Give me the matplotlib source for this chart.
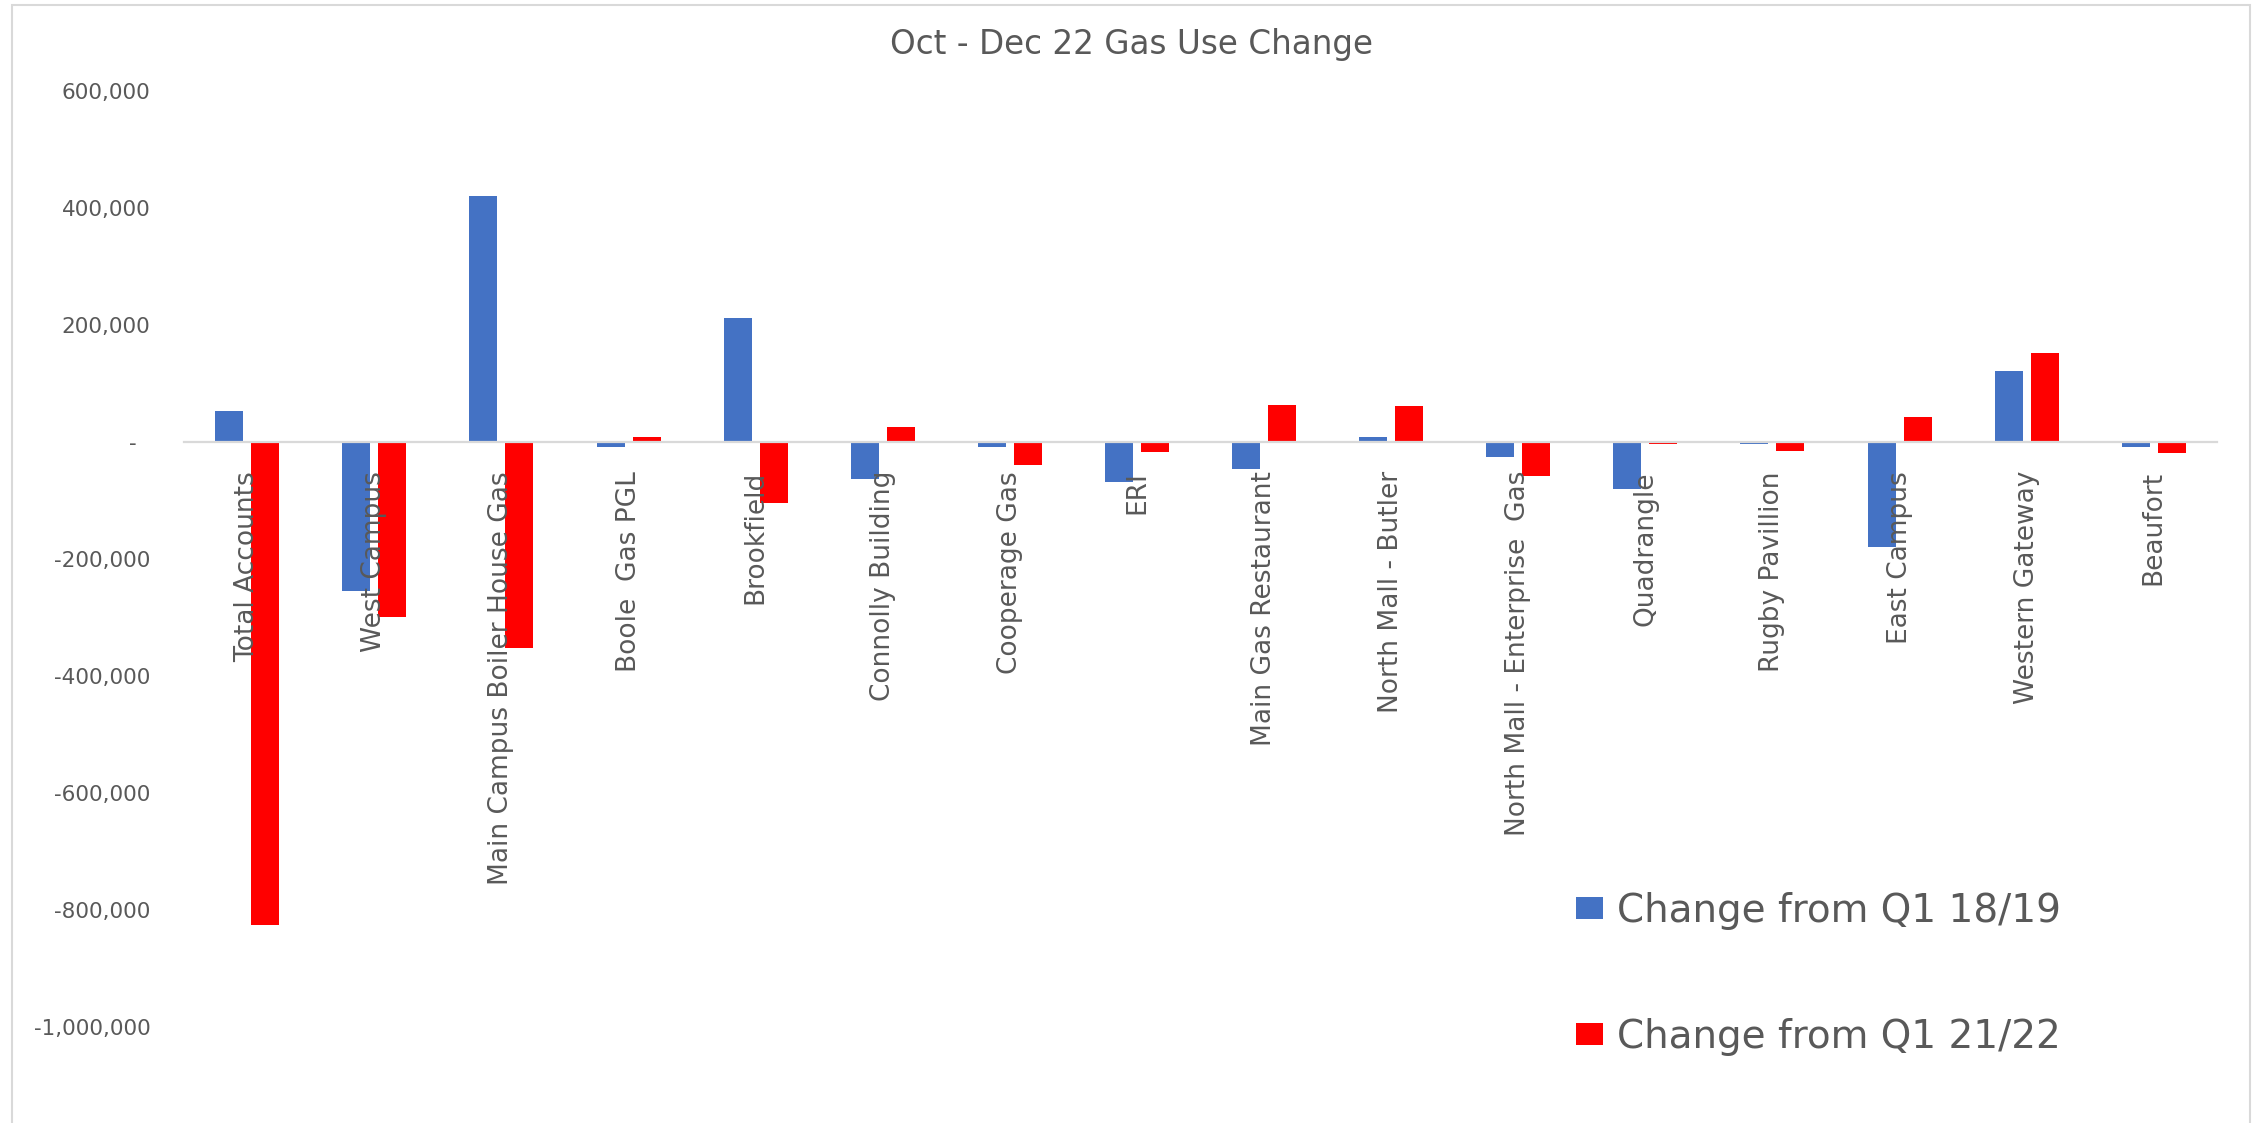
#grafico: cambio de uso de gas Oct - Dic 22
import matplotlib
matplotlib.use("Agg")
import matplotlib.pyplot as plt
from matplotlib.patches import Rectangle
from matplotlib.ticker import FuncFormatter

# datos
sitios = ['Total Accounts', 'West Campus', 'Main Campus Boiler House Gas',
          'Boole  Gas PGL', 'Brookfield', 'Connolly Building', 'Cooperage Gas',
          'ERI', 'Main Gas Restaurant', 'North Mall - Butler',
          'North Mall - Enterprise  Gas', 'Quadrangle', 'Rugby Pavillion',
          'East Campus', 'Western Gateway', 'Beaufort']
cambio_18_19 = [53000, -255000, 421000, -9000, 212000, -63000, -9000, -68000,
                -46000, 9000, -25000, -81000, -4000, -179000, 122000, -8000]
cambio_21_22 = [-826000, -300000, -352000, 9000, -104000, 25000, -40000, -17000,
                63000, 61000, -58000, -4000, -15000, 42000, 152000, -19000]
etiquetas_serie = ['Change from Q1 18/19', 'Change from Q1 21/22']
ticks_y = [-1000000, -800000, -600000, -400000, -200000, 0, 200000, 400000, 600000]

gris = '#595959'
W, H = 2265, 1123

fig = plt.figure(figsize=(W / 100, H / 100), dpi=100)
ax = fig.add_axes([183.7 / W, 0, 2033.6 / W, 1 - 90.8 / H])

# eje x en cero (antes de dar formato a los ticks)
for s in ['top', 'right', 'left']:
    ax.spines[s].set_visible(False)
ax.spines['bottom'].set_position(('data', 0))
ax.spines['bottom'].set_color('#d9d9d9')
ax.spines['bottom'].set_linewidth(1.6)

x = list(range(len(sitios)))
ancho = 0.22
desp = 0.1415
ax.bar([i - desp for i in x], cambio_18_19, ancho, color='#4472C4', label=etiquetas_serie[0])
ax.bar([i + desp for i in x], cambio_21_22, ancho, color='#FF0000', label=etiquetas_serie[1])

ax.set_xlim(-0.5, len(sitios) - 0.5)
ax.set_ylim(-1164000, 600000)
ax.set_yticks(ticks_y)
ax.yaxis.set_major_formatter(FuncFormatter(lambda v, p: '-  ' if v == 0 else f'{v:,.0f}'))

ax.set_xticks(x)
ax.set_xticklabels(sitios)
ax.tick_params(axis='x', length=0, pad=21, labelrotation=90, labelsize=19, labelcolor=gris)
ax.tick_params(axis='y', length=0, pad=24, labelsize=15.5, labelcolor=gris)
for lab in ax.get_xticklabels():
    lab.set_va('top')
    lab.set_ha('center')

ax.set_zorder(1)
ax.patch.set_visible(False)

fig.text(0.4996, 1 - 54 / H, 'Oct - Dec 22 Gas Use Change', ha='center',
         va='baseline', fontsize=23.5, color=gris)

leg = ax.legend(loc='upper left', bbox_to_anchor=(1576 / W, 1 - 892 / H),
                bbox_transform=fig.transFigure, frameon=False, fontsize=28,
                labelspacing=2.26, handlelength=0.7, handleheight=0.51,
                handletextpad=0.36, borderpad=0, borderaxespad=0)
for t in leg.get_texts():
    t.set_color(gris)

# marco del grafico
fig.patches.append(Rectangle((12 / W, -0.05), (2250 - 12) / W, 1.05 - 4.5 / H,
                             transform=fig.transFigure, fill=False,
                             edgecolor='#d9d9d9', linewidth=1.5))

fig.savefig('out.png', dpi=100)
--
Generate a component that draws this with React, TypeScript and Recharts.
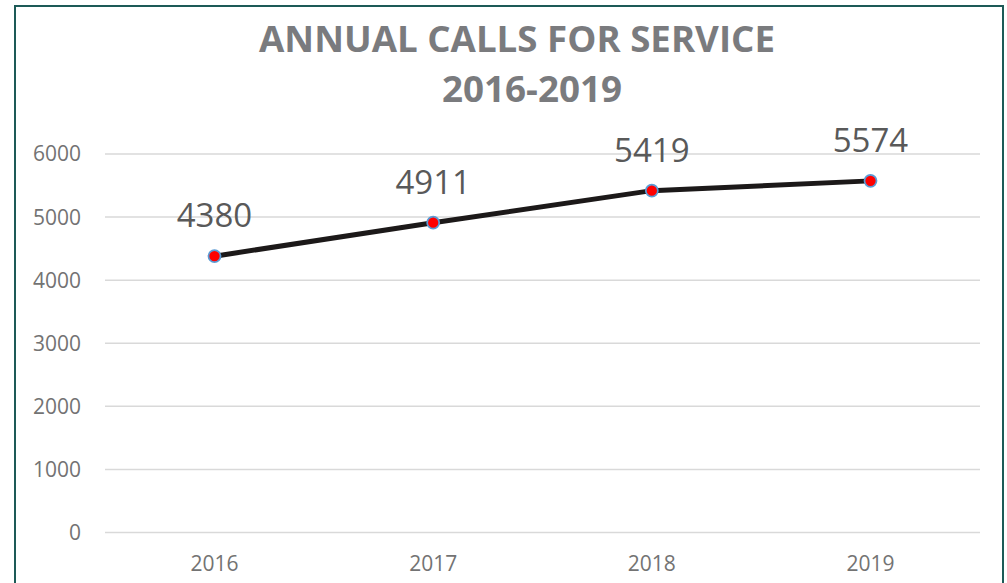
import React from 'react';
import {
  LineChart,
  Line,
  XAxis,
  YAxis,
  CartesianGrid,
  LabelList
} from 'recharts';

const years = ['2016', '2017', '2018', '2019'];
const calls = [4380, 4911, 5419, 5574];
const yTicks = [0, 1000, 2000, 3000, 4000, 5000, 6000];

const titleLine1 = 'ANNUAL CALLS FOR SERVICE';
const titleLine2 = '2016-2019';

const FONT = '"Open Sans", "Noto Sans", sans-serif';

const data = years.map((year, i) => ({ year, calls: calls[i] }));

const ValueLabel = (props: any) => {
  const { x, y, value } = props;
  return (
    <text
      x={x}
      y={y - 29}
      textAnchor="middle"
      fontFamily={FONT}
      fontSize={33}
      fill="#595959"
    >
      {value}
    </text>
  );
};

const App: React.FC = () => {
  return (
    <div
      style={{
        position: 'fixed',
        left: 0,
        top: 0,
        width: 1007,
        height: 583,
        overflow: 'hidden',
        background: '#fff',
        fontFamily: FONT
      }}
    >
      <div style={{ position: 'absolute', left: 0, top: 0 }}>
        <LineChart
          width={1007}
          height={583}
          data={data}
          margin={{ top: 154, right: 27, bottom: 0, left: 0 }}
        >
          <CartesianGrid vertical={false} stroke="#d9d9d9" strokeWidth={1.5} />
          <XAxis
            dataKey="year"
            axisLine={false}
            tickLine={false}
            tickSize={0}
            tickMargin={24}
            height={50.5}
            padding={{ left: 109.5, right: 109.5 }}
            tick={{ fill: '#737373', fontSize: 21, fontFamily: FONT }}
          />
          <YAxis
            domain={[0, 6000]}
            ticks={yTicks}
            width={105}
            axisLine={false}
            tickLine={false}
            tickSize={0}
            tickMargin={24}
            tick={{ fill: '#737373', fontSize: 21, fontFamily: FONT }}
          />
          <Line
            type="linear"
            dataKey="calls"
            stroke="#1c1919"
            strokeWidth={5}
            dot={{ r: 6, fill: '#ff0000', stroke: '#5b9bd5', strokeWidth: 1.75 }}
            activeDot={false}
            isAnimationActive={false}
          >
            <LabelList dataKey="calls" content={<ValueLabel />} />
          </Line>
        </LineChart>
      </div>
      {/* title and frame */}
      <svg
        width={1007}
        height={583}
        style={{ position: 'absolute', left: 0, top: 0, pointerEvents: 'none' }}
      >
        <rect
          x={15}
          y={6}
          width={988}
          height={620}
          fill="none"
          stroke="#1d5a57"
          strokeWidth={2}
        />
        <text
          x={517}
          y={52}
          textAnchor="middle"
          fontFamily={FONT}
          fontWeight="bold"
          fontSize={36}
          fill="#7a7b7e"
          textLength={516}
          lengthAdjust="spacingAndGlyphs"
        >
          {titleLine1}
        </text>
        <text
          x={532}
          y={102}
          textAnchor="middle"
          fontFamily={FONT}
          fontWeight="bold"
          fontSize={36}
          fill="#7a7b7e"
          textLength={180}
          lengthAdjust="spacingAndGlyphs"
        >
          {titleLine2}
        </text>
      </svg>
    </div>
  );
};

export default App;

## WRITTEN TASK
Write out exactly the lines from the one that has "Give me the matplotlib source for this chart." down to the one that has "ax = fig.add_axes([183.7", including both. Pictures stay out of the copy.

## EXERCISE ANSWER
Give me the matplotlib source for this chart.
#grafico: cambio de uso de gas Oct - Dic 22
import matplotlib
matplotlib.use("Agg")
import matplotlib.pyplot as plt
from matplotlib.patches import Rectangle
from matplotlib.ticker import FuncFormatter

# datos
sitios = ['Total Accounts', 'West Campus', 'Main Campus Boiler House Gas',
          'Boole  Gas PGL', 'Brookfield', 'Connolly Building', 'Cooperage Gas',
          'ERI', 'Main Gas Restaurant', 'North Mall - Butler',
          'North Mall - Enterprise  Gas', 'Quadrangle', 'Rugby Pavillion',
          'East Campus', 'Western Gateway', 'Beaufort']
cambio_18_19 = [53000, -255000, 421000, -9000, 212000, -63000, -9000, -68000,
                -46000, 9000, -25000, -81000, -4000, -179000, 122000, -8000]
cambio_21_22 = [-826000, -300000, -352000, 9000, -104000, 25000, -40000, -17000,
                63000, 61000, -58000, -4000, -15000, 42000, 152000, -19000]
etiquetas_serie = ['Change from Q1 18/19', 'Change from Q1 21/22']
ticks_y = [-1000000, -800000, -600000, -400000, -200000, 0, 200000, 400000, 600000]

gris = '#595959'
W, H = 2265, 1123

fig = plt.figure(figsize=(W / 100, H / 100), dpi=100)
ax = fig.add_axes([183.7 / W, 0, 2033.6 / W, 1 - 90.8 / H])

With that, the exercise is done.